The Mass was celebrated beautifully by her friend Fr Julian Large, Provost of the Oratory, his heavy 19th-century black and gold vestments (known as the “Bumble Bee” set) hidden in a heavy cloud of incense as he was surrounded by a small army of servers in starched cottas. There were some touching moments such as when Fr Julian doffed his biretta at the name of Jesus (as in the Dies Irae), not unlike in the days when a gentleman used to doff his top hat when greeting a lady at, say, a wedding.
It’s not often that the paparazzi besiege the Oratory’s steps but the snappers (mostly from Germany) behaved with decorum and none of Fr Julian’s priests had to step in to act as bouncers. Nor did the press enter the church to photograph Maya’s many European, British and American friends including Herald owner Sir Rocco Forte and his family, various royals, including Prince and Princess Michael of Kent, and Hillary Clinton. It is always nice to see the London Oratory packed at 11am on a weekday, and as Fr Julian told me afterwards: “We gave her our best.”

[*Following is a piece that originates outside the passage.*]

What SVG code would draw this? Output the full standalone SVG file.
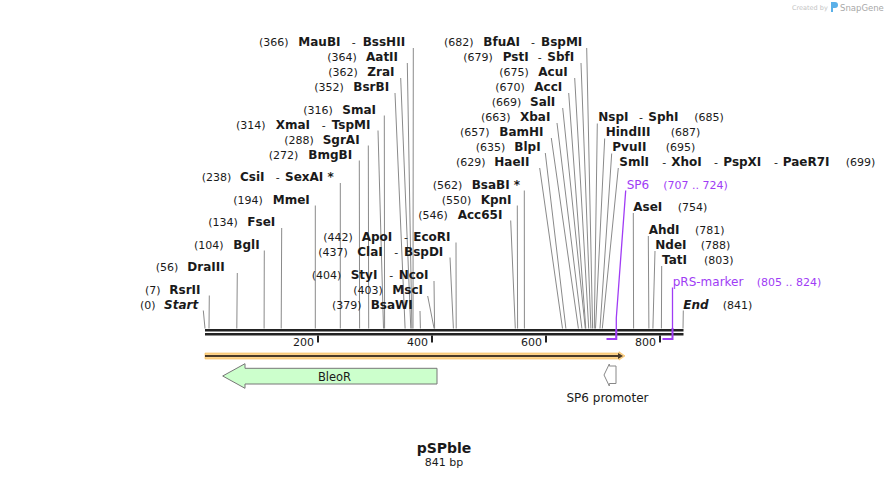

Indeed, the Oratory did. It was a Missa cantata in the Tridentine form, which technically wasn’t quite a High Mass as there wasn’t a deacon and subdeacon. There were certainly no concessions to progressive liturgy. Those wanting to receive Communion knelt and received the Host on the tongue.
Although Maya was buried in Bavaria, a catafalque stood present at which Latin prayers were read. The catafalque “represents the mortal remains of the deceased”, and – helped along with the choir singing in D minor – points to the resurrection of our own bodies at our death. She certainly had a “good death”, surrounded by her family saying the rosary, having made her last Confession and received Extreme Unction. This was a “trad” death: no “Anointing of the Sick”, the modern parlance for the final anointing.
In his lucid sermon, his biretta firmly on his head, Fr Julian made this point unambiguously clear. We were not gathered for a memorial service, at which anecdotes and jokes were exchanged to celebrate the life of the deceased. Rather the opposite. “We are here not to avoid the topic of death,” said Fr Julian. “But rather to confront death head-on” – that is, to celebrate her new life that was just beginning, in heaven.